Because of its wide availability and exceptional conductivity, copper is found in everything from consumer products to automobiles to semiconductors. Last year global demand for the red metal stood at 23.6 million tons, and by 2027, it’s projected to reach just under 30 million tons, representing an average annual growth rate of about 2.6 percent.
This phenomenal growth is attributable not just to the rise of middle class consumers. It’s also thanks to our steady rotation into clean, renewable energy such as wind and solar—which is good news for copper demand going forward.
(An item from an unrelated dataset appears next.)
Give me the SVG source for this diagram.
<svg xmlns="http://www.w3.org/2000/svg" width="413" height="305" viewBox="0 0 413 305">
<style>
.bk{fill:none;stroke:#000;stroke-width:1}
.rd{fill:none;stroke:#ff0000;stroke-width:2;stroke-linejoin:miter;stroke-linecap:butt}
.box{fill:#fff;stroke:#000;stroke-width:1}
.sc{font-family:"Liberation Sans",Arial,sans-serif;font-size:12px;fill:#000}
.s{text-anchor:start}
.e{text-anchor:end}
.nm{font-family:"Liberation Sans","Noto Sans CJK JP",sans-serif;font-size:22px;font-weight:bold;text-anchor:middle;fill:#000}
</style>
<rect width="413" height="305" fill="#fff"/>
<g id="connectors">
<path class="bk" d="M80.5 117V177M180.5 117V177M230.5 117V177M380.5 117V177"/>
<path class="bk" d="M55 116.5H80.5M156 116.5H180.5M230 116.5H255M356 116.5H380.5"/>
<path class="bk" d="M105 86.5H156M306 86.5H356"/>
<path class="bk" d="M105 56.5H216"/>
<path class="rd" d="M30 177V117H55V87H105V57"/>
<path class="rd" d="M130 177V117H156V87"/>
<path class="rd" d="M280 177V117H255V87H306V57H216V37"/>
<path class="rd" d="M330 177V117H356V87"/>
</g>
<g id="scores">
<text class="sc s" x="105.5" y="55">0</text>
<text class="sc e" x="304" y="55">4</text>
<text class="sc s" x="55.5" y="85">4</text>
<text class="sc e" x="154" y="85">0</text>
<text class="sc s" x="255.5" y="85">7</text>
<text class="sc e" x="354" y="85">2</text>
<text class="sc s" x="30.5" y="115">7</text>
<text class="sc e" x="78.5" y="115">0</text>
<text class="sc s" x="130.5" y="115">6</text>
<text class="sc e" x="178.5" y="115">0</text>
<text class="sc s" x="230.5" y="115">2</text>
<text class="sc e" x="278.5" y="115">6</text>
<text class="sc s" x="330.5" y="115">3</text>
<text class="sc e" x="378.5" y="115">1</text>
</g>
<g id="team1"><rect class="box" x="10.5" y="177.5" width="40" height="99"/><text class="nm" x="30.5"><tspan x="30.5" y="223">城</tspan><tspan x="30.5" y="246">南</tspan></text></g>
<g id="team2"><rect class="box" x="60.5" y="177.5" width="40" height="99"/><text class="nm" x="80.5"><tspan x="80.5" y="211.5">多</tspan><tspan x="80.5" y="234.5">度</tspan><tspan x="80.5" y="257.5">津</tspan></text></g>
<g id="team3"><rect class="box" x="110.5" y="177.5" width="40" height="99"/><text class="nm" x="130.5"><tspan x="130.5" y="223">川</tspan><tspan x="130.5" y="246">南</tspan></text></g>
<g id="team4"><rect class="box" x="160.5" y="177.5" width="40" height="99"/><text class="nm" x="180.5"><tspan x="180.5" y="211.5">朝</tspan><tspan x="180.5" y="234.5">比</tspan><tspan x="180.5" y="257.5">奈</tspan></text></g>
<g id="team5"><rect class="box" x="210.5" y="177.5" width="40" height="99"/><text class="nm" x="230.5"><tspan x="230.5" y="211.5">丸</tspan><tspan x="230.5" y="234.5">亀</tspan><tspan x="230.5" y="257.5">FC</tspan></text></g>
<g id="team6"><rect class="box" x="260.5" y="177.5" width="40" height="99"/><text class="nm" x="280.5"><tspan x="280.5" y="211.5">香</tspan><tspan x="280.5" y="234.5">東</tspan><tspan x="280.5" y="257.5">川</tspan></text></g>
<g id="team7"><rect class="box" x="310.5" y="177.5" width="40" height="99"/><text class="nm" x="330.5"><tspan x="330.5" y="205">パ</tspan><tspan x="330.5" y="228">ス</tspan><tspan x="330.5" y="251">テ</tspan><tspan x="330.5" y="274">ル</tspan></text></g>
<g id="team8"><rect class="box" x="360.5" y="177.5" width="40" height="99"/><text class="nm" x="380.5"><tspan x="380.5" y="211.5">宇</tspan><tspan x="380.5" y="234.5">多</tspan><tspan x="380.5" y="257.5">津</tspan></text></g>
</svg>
As I’ve shared with you before, renewables require many more times the amount of copper as traditional energy sources. A typical wind farm—those that blanket whole areas of West Texas, California and some other states—can contain as much as 15 million tons of the metal.
2018 Was a Record-Breaking Year for Renewables
Whether you’re a believer in renewable energy or not, the tipping point may have already occurred. Among the fastest growing jobs in the U.S. right now are wind turbine service technician and solar panel installer, for whatever that’s worth. And according to a report by Bloomberg New Energy Finance (BNEF), corporate purchasing of renewable energy more than doubled from 2017 to 2018. Globally, companies bought 13.4 gigawatts (GW) last year, compared to the previous record of 6.1 gigawatts in 2017. Over 63 percent of the purchasing activity occurred right here in the U.S. Facebook alone was responsible for consuming 2.6 GW of renewables, three times as much as the next biggest corporate energy buyer, AT&T.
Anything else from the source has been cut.